Après une soirée de négociation lundi soir en commission mixte paritaire, députés et sénateurs sont finalement arrivés à une version définitive qui reprend l’architecture du texte de Laurent Saint-Martin et Eric Woerth. Un débat sur la soutenabilité de la dette se tiendra donc désormais tous les ans en septembre à l’Assemblée nationale, avant l’examen du budget. « Cela permettra de rentrer dans la séquence budgétaire par le biais de la dette, ce qui est de nature à influer sur les discussions », juge Eric Woerth.
La dépense publique encadrée
Cette loi vise aussi à cadrer plus fortement l’évolution de la dépense publique. Chaque année, l’exécutif devra distinguer dans le total ce qui relève du fonctionnement et de l’investissement, entendu comme toute dépense relevant le potentiel de croissance de la France. « Ce sera à chaque gouvernement de justifier ses choix, comme d’inclure dans la dépense d’investissement le salaire des enseignants par exemple », soulignent Laurent Saint-Martin et Eric Woerth.
Surtout, le prochain exécutif devra donner en début de mandature une trajectoire de finances publiques pour les cinq ans à venir, avec un montant précis pour chaque année et pas seulement une proportion de PIB, ce qui va imposer un gros travail d’anticipation dès les premiers mois du quinquennat. Tout écart par rapport à ces prévisions devra ensuite être justifié.

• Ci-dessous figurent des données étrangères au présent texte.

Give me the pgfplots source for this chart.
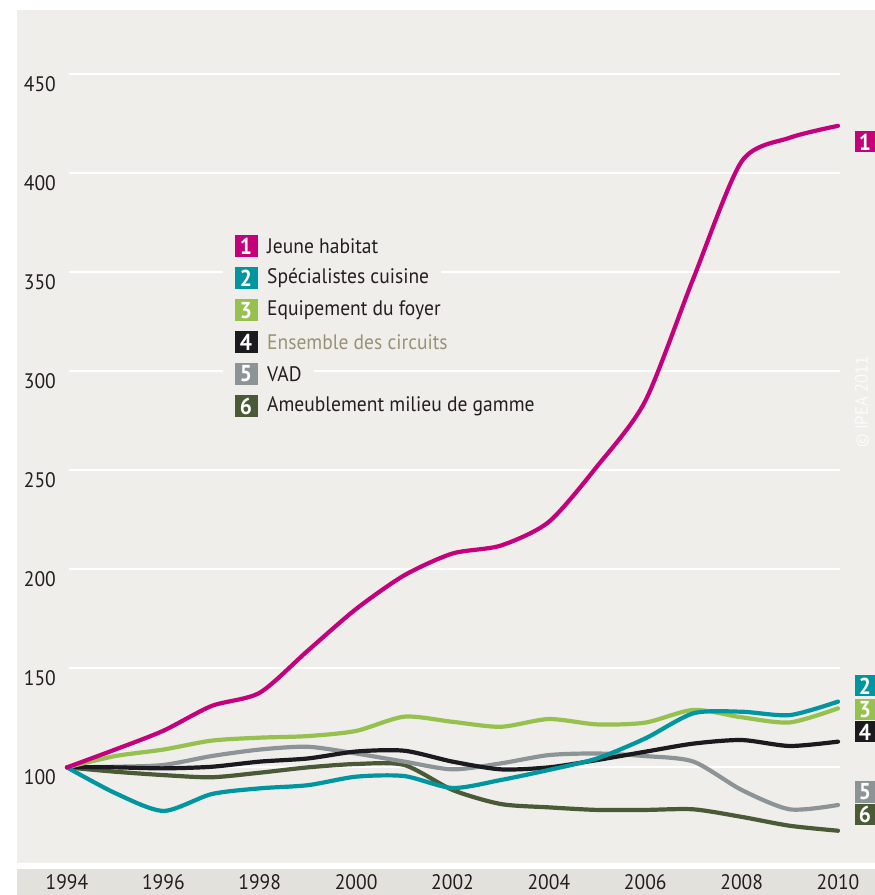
\documentclass[border=0pt]{standalone}
\usepackage{pgfplots}
\usepackage{pgfplotstable}
\pgfplotsset{compat=1.18}
\usepackage{fontspec}
\setmainfont{PT Sans}[FakeStretch=0.93]
\definecolor{panel}{RGB}{239,238,234}
\definecolor{band}{RGB}{227,225,219}
\definecolor{cJ}{RGB}{196,0,122}
\definecolor{cS}{RGB}{0,150,160}
\definecolor{cE}{RGB}{151,193,79}
\definecolor{cT}{RGB}{27,27,31}
\definecolor{cV}{RGB}{141,148,151}
\definecolor{cA}{RGB}{74,90,55}
\definecolor{txt}{RGB}{35,31,32}
\definecolor{khaki}{RGB}{154,146,117}
\newcommand{\lbl}{\fontsize{21}{25}\selectfont}

\pgfplotstableread{
year J S E T V A
1994 100 100 100 100 100 100
1995 109 87 105.7 100 100.3 97.8
1996 118.5 78 109 99.5 101.2 96.1
1997 131 86.5 113.5 100.3 105.7 95
1998 137.7 89.4 115 102.9 109 97.3
1999 159 91 115.8 104.5 110.4 100
2000 180 95.3 118.4 108 107 101.7
2001 197 95.6 125.6 108.4 102.9 101.2
2002 208 89.6 123 102.9 99 88.6
2003 212 93.6 120.5 99 102 81.5
2004 224 98.7 124.4 100 106.2 79.8
2005 252 104.5 121.7 103.7 107 78.5
2006 285 114.6 122.6 107.9 105.7 78.5
2007 347 127.3 129 112 102.9 78.8
2008 406 128.1 125.3 113.8 88.6 75
2009 418 126.4 122.7 110.8 78.8 70.5
2010 424 133.2 129.8 113 81 68
}\data

\newcommand{\legrow}[5]{%
  \fill[panel] (206,{#1-13}) rectangle (239,{#1+13});
  \node[anchor=west, fill=panel, inner xsep=12pt, inner ysep=0pt, minimum height=26pt, text=#5, font=\lbl] at (238,#1) {#4};
  \node[fill=#2, text=white, font=\fontsize{23}{25}\selectfont\bfseries, minimum width=23pt, minimum height=22pt, inner sep=0pt] at (229,#1) {#3};
}
\newcommand{\rbox}[3]{%
  \node[fill=#2, text=white, font=\fontsize{23}{25}\selectfont\bfseries, minimum width=20pt, minimum height=21pt, inner sep=0pt] at (848,#1) {#3};
}

\begin{document}
\begin{tikzpicture}
\begin{scope}[x=1pt,y=1pt]
\fill[band] (0,-6) rectangle (858,-32);
\end{scope}
\begin{axis}[
  at={(0,0)}, anchor=south west,
  scale only axis, width=858pt, height=853pt,
  xmin=1992.9625, xmax=2010.768, ymin=51.7, ymax=482.5,
  axis line style={draw=none}, tick style={draw=none},
  axis background/.style={fill=panel},
  xtick={1994,1996,...,2010}, ytick={100,150,...,450},
  /pgf/number format/assume math mode=true,
  /pgf/number format/1000 sep={},
  xticklabel style={anchor=center, yshift=-19pt, font=\lbl, text=txt},
  yticklabel style={anchor=north east, inner sep=0pt, xshift=39pt, yshift=-2pt, font=\lbl, text=txt},
  every axis plot/.append style={line width=4.2pt, line cap=round, line join=round, smooth, tension=0.45},
  clip=false,
]
\pgfplotsinvokeforeach{100,150,...,450}{
  \draw[white, line width=2.2pt] (axis cs:1994.04,#1) -- (axis cs:2010.04,#1);
}
\addplot[cA] table[x=year,y=A]{\data};
\addplot[cV] table[x=year,y=V]{\data};
\addplot[cT] table[x=year,y=T]{\data};
\addplot[cE] table[x=year,y=E]{\data};
\addplot[cS] table[x=year,y=S]{\data};
\addplot[cJ] table[x=year,y=J]{\data};
\end{axis}
\begin{scope}[x=1pt,y=1pt]
\legrow{617}{cJ}{1}{Jeune habitat}{txt}
\legrow{585}{cS}{2}{Spécialistes cuisine}{txt}
\legrow{552.5}{cE}{3}{Equipement du foyer}{txt}
\legrow{521}{cT}{4}{Ensemble des circuits}{khaki}
\legrow{489}{cV}{5}{VAD}{txt}
\legrow{457}{cA}{6}{Ameublement milieu de gamme}{txt}
\rbox{721}{cJ}{1}
\rbox{177}{cS}{2}
\rbox{153}{cE}{3}
\rbox{131}{cT}{4}
\rbox{71}{cV}{5}
\rbox{49}{cA}{6}
\node[rotate=90, text=white!75!panel, font=\fontsize{18}{20}\selectfont] at (845,461) {© IPEA 2011};
\path[use as bounding box] (-17,-32) rectangle (858,863);
\end{scope}
\end{tikzpicture}
\end{document}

Le ministre de l’Economie, Bruno Le Maire, voudrait aller plus loin et intégrer cette trajectoire pluriannuelle de finances publiques dans la Constitution pour la rendre contraignante. « Je ne suis pas forcément favorable à une telle règle d’or, il y a d’autres moyens pour assainir les finances publiques », répond Laurent Saint-Martin, tandis qu’Eric Woerth dit « venir peu à peu à cette idée ».